D’autres défis sont mis en avant comme le fait que 86% des personnes handicapées rencontrent des difficultés limitant leur accès au lieu de travail, 69% ont des difficultés à consulter les offres d’emploi, 54% éprouvent des difficultés à utiliser les transports en commun pour se rendre au travail, 39% des personnes handicapées rencontrent des difficultés qui limitent leur accès aux technologies modernes et 10% ne peuvent pas du tout les utiliser.
D’autre part, un tiers des personnes handicapées ne bénéficient d’aucun service de soutien à l’autonomisation économique, et ce pourcentage atteint près de la moitié en milieu rural. Parmi les personnes ayant reçu un soutien, la formation professionnelle est la plus courante (23%), suivie de la formation à la création, à la mise en œuvre et à l’évaluation de projets (19%), puis du soutien aux droits (15%) et du soutien à l’emploi (9%).
Près des deux tiers des personnes handicapées (62%) se disent insatisfaites des services de soutien économique disponibles. Les programmes gouvernementaux attribuent 42% du soutien économique et social aux personnes handicapées, suivis par les organisations de personnes handicapées (34%), les organisations locales de la société civile (21%).

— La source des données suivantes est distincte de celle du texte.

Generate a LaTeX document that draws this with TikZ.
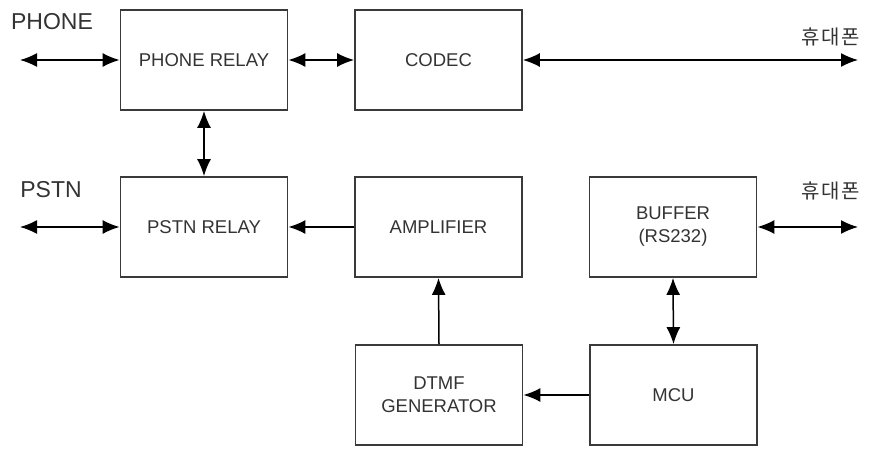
\documentclass[tikz,border=0pt]{standalone}
\usepackage{fontspec}
\setmainfont{Liberation Sans}
\newfontfamily\krfont[LetterSpace=8]{Noto Sans CJK KR}
\usetikzlibrary{arrows.meta}
\definecolor{boxline}{HTML}{3A3A3A}
\definecolor{txt}{HTML}{333333}
\begin{document}
\begin{tikzpicture}[x=1pt,y=-1pt,
  blk/.style={draw=boxline,line width=1.8pt,fill=white,minimum width=167pt,minimum height=100pt,
    align=center,text=txt,font=\fontsize{18.5}{23}\selectfont,inner sep=0pt},
  lbl/.style={text=txt,font=\fontsize{23}{27}\selectfont,inner sep=0pt},
  klbl/.style={text=txt,font=\krfont\fontsize{20}{24}\selectfont,inner sep=0pt},
  conn/.style={line width=1.5pt,draw=black},
  tip/.tip={Latex[length=17pt,width=14pt]},
  bi/.style={conn,tip-tip},
  uni/.style={conn,-tip}]
\useasboundingbox (0,0) rectangle (873,448);
\node[blk] (phr) at (204,60) {PHONE RELAY};
\node[blk] (codec) at (438.5,60) {CODEC};
\node[blk] (pst) at (204,227) {PSTN RELAY};
\node[blk] (amp) at (438.5,227) {AMPLIFIER};
\node[blk] (buf) at (673,227) {BUFFER\\(RS232)};
\node[blk] (dtmf) at (439,395) {DTMF\\GENERATOR};
\node[blk] (mcu) at (673.5,395) {MCU};
\node[lbl] (phonelbl) at (52,22) {PHONE};
\node[lbl] (pstnlbl) at (51,190) {PSTN};
\node[klbl] (kr1) at (831,37) {휴대폰};
\node[klbl] (kr2) at (831,191) {휴대폰};
\coordinate (phoneL) at (20,60);
\coordinate (pstnL) at (20,227);
\coordinate (codecR) at (858,60);
\coordinate (bufR) at (858,227);
\draw[bi] (phoneL) -- (phr.west);
\draw[bi] (pstnL) -- (pst.west);
\draw[bi] (phr.east) -- (codec.west);
\draw[bi] (codec.east) -- (codecR);
\draw[bi] (buf.east) -- (bufR);
\draw[bi] (phr.south) -- (pst.north);
\draw[bi] (buf.south) -- (mcu.north);
\draw[uni] (amp.west) -- (pst.east);
\draw[uni] (dtmf.north) -- (amp.south);
\draw[uni] (mcu.west) -- (dtmf.east);
\end{tikzpicture}
\end{document}
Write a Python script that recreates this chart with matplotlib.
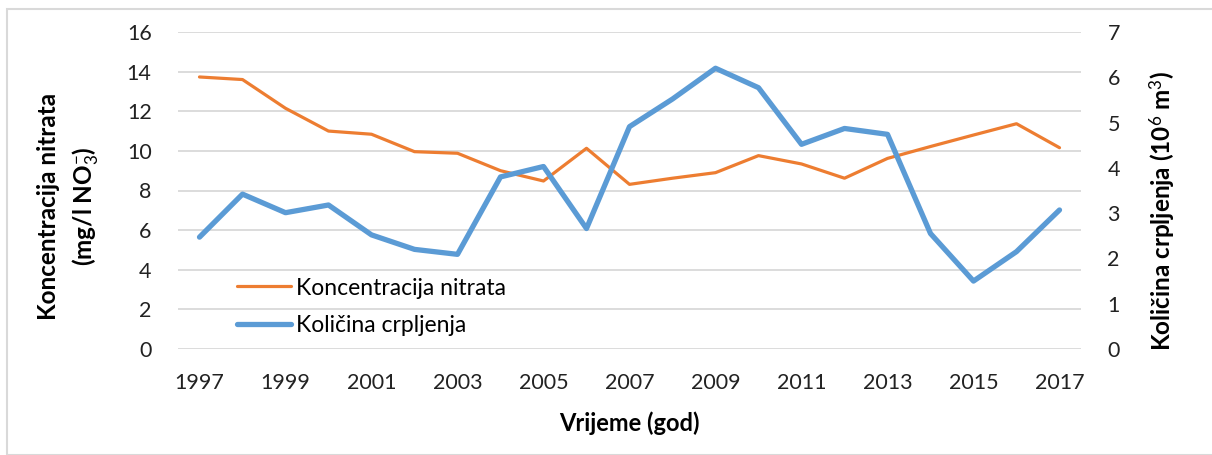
import matplotlib
matplotlib.use("Agg")
import matplotlib.pyplot as plt
from matplotlib.patches import Rectangle

years = list(range(1997, 2018))
nitrate = [13.73, 13.6, 12.15, 11.0, 10.84, 9.96, 9.88, 9.0, 8.48, 10.13, 8.31,
           8.62, 8.9, 9.76, 9.34, 8.62, 9.62, 10.22, 10.8, 11.37, 10.16]
pumping = [2.47, 3.42, 3.01, 3.18, 2.52, 2.2, 2.09, 3.8, 4.03, 2.66, 4.91,
           5.52, 6.2, 5.77, 4.52, 4.87, 4.74, 2.55, 1.5, 2.15, 3.07]
left_ticks = [0, 2, 4, 6, 8, 10, 12, 14, 16]
right_ticks = [0, 1, 2, 3, 4, 5, 6, 7]
xtick_years = list(range(1997, 2018, 2))

FONT = "Lato"
plt.rcParams['font.family'] = [FONT, 'DejaVu Sans']
plt.rcParams['mathtext.fontset'] = 'custom'
plt.rcParams['mathtext.rm'] = FONT
plt.rcParams['mathtext.it'] = FONT
plt.rcParams['mathtext.bf'] = FONT + ':bold'

fig = plt.figure(figsize=(12.12, 4.55), dpi=100)
fig.patches.append(Rectangle((7/1212, 0), 1.0, 1 - 9/455, transform=fig.transFigure,
                             fill=False, edgecolor='#d9d9d9', linewidth=1.5))

ax = fig.add_axes([178/1212, 1 - 349/455, (1081-178)/1212, (349-32)/455])
ax2 = ax.twinx()

x = list(range(len(years)))
l1, = ax.plot(x, nitrate, color='#ED7D31', lw=2.3, solid_capstyle='round', zorder=3,
              label='Koncentracija nitrata')
l2, = ax2.plot(x, pumping, color='#5B9BD5', lw=3.8, solid_capstyle='round', zorder=3,
               label='Količina crpljenja')

ax.set_xlim(-0.5, len(years) - 0.5)
ax.set_ylim(0, 16)
ax2.set_ylim(0, 7)
ax.set_yticks(left_ticks)
ax2.set_yticks(right_ticks)
ax.set_xticks([years.index(y) for y in xtick_years])
ax.set_xticklabels([str(y) for y in xtick_years])
ax.yaxis.grid(True, color='#d9d9d9', lw=1.3)
ax.set_axisbelow(True)
for a in (ax, ax2):
    for s in a.spines.values():
        s.set_visible(False)
    a.tick_params(length=0, labelsize=15.5, colors='#222222')
ax.tick_params(axis='y', pad=19)
ax2.tick_params(axis='y', pad=19)
ax.tick_params(axis='x', pad=17)

fig.text(629/1212, 1 - 423/455, 'Vrijeme (god)', fontsize=17, fontweight='bold',
         ha='center', va='center')
fig.text(49/1212, 1 - 206/455, 'Koncentracija nitrata', rotation=90, fontsize=17.5,
         fontweight='bold', ha='center', va='center')
fig.text(85/1212, 1 - 206/455, r'(mg/l NO$_3^{-}$)', rotation=90, fontsize=17.5,
         fontweight='bold', ha='center', va='center')
fig.text(1163/1212, 1 - 211/455, r'Količina crpljenja (10$^6$ m$^3$)', rotation=90,
         fontsize=17.5, fontweight='bold', ha='center', va='center')

leg = ax2.legend(handles=[l1, l2], loc='center left', bbox_to_anchor=(0.0653, 0.134),
                 frameon=False, fontsize=16.5, handlelength=2.35, handletextpad=0.22,
                 labelspacing=0.7, borderaxespad=0, borderpad=0)

fig.savefig('out.png', dpi=100)
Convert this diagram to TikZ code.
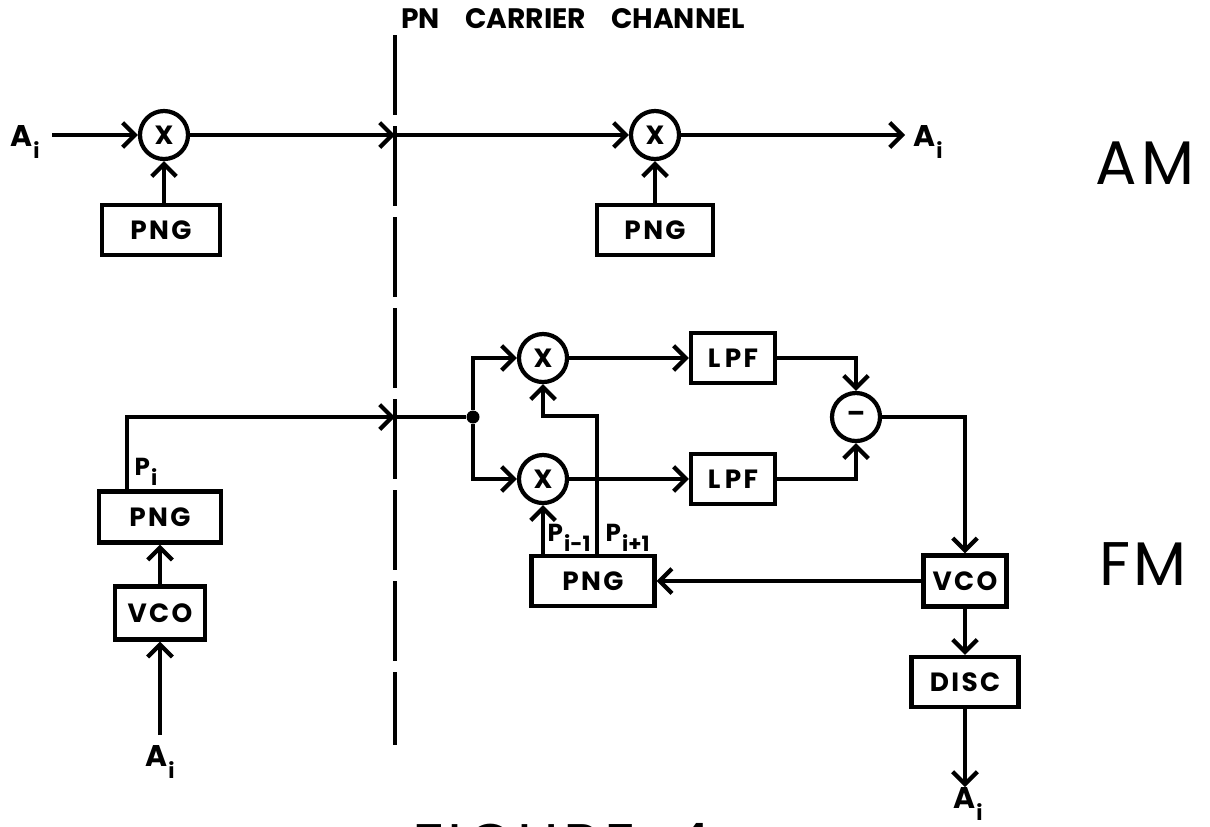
\documentclass[tikz,border=0pt]{standalone}
\usepackage{fontspec}
\setmainfont{Poppins}
\usepackage{tikz}
\usetikzlibrary{positioning,arrows.meta}
\tikzset{
  blk/.style    = {draw, line width=1.2pt, minimum height=0.5cm, inner sep=0pt,
                   font=\bfseries\fontsize{7.5}{8}\selectfont\addfontfeature{LetterSpace=9}},
  mixer/.style  = {circle, draw, line width=1.2pt, minimum size=0.48cm, inner sep=0pt,
                   font=\bfseries\fontsize{7.5}{8}\selectfont},
  sig/.style    = {line width=1.2pt, -{Straight Barb[length=3.5pt,width=7pt]}},
  wire/.style   = {line width=1.2pt},
  chan/.style   = {line width=1.2pt, dash pattern=on 0.8cm off 0.11cm},
  jdot/.style   = {circle, fill, minimum size=0.13cm, inner sep=0pt},
  siglbl/.style = {font=\bfseries\fontsize{8.5}{9}\selectfont, inner sep=0pt},
  pnlbl/.style  = {font=\bfseries\fontsize{7}{8}\selectfont, inner sep=0pt, anchor=south west},
  modlbl/.style = {font=\fontsize{17.5}{18}\selectfont\addfontfeature{LetterSpace=6}, inner sep=0pt}
}
\newcommand{\lowsub}[2]{#1\kern0.3pt\raisebox{-0.75ex}{\fontsize{6}{6}\selectfont #2}}

\begin{document}
\begin{tikzpicture}[x=0.01cm, y=-0.01cm]
  \useasboundingbox (0,0) rectangle (1210,826);
  \fill[white] (0,0) rectangle (1210,826);
  % Channel boundary
  \node[siglbl, font=\bfseries\fontsize{8}{9}\selectfont] (ttl) at (573,19)
    {PN\hspace{0.9em}CARRIER\hspace{0.9em}CHANNEL};
  \coordinate (chtop) at (395,35);
  \coordinate (chbot) at (395,745);
  \draw[chan] (chtop) -- (chbot);
  % AM link
  \node[siglbl] (ain)  at (25,142) {\lowsub{A}{i}};
  \node[mixer]  (mx1)  at (164,135) {X};
  \node[blk, minimum width=1.18cm] (png1) at (161,230) {PNG};
  \node[mixer]  (mx2)  at (655,135) {X};
  \node[blk, minimum width=1.16cm] (png2) at (655,230) {PNG};
  \node[siglbl] (aout) at (928,142) {\lowsub{A}{i}};
  \coordinate (amin)  at (52,135);
  \coordinate (amch)  at (395,135);
  \coordinate (amout) at (905,135);
  \draw[sig] (amin) -- (mx1);
  \draw[sig] (png1.north -| mx1) -- (mx1);
  \draw[sig] (mx1) -- (amch);
  \draw[sig] (amch) -- (mx2);
  \draw[sig] (png2) -- (mx2);
  \draw[sig] (mx2) -- (amout);
  \node[modlbl] (am) at (1145,163) {AM};
  % FM transmitter
  \node[siglbl] (ainL) at (160,762) {\lowsub{A}{i}};
  \node[blk, minimum width=0.9cm, minimum height=0.53cm] (vcoL) at (160,613) {VCO};
  \node[blk, minimum width=1.22cm, minimum height=0.51cm] (pngL) at (160,517) {PNG};
  \node[pnlbl] (pi) at (134,486) {\lowsub{P}{i}};
  \coordinate (fmin)  at (160,735);
  \coordinate (pitop) at (127,417);
  \coordinate (fmch)  at (395,417);
  \draw[sig] (fmin) -- (vcoL);
  \draw[sig] (vcoL) -- (pngL);
  \draw[sig] (pngL.north -| pitop) -- (pitop) -- (fmch);
  % FM receiver
  \node[jdot]  (jn)   at (473,417) {};
  \node[mixer] (mxU)  at (543,358) {X};
  \node[mixer] (mxD)  at (543,479) {X};
  \node[blk, minimum width=0.84cm] (lpfU) at (733,358) {L\,PF};
  \node[blk, minimum width=0.84cm] (lpfD) at (733,479) {L\,PF};
  \node[mixer] (sub)  at (856,417) {--};
  \node[blk, minimum width=0.83cm, minimum height=0.51cm] (vcoR) at (965,581) {VCO};
  \node[blk, minimum width=1.23cm] (pngR) at (593,581) {PNG};
  \node[blk, minimum width=1.07cm] (discR) at (965,682) {DISC};
  \node[siglbl] (aoutF) at (968,804) {\lowsub{A}{i}};
  \node[pnlbl] (pm) at (547,552) {\lowsub{P}{i-1}};
  \node[pnlbl] (pp) at (605,552) {\lowsub{P}{i+1}};
  \coordinate (pbend) at (597,416);
  \coordinate (fmout) at (965,787);
  \draw[wire] (fmch) -- (jn);
  \draw[sig] (jn) |- (mxU);
  \draw[sig] (jn) |- (mxD);
  \draw[sig] (mxU) -- (lpfU);
  \draw[sig] (mxD) -- (lpfD);
  \draw[sig] (lpfU) -| (sub);
  \draw[sig] (lpfD) -| (sub);
  \draw[sig] (sub) -| (vcoR);
  \draw[sig] (vcoR) -- (pngR);
  \draw[sig] (pngR.north -| mxD) -- (mxD);
  \draw[sig] (pngR.north -| pbend) -- (pbend) -| (mxU);
  \draw[sig] (vcoR) -- (discR);
  \draw[sig] (discR) -- (fmout);
  \node[modlbl] (fm) at (1143,564) {FM};
  % Caption, cut by the page edge
  \node[modlbl, anchor=north] (cap) at (562,823) {FIGURE\hspace{0.6em}4};
\end{tikzpicture}
\end{document}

Le rôle des organisations internationales demeure limité (4%).
Pas de programme spécifique pour les femmes
Par ailleurs, les personnes handicapées estiment que les employeurs ne sont pas suffisamment conscients de leurs droits et de leurs besoins sur le lieu de travail et que le manque d’aménagements d’accessibilité favorise la propagation des stéréotypes et limite les perspectives d’emploi.
De l’autre côté, les employeurs considèrent que les personnes ayant une déficience intellectuelle sont les plus difficiles à intégrer. Les aménagements raisonnables sont souvent perçus comme complexes ou contraignants. On considère souvent que les personnes handicapées sont cantonnées à des emplois spécifiques et stéréotypés, ce qui suscite des inquiétudes quant à d’éventuelles difficultés de communication, une baisse de productivité, un coût imprévu des aménagements de poste ou, encore, la crainte d’un risque accru d’accidents.
Selon la note d’orientation, les entreprises ayant participé à l’enquête et qui emploient des personnes handicapées ne disposent pas de politiques formelles d’inclusion et de diversité, et la question du handicap est abordée dans sa politique de ressources humaines par le biais de la non-discrimination. Certains aménagements sont possibles pour les personnes en situation de handicap physique, comme l’adaptation de la charge de travail, mais les entreprises ne disposent pas de personnel dédié à l’évaluation des demandes d’aménagement.
Il est indiqué que les entreprises proposent des formations internes couvrant des sujets essentiels tels que la communication efficace, les procédures d’urgence et les droits légaux, et présentent un aperçu du handicap et de la législation nationale. Cependant, il n’existe aucun programme spécifiquement conçu pour soutenir ou développer professionnellement les femmes handicapées.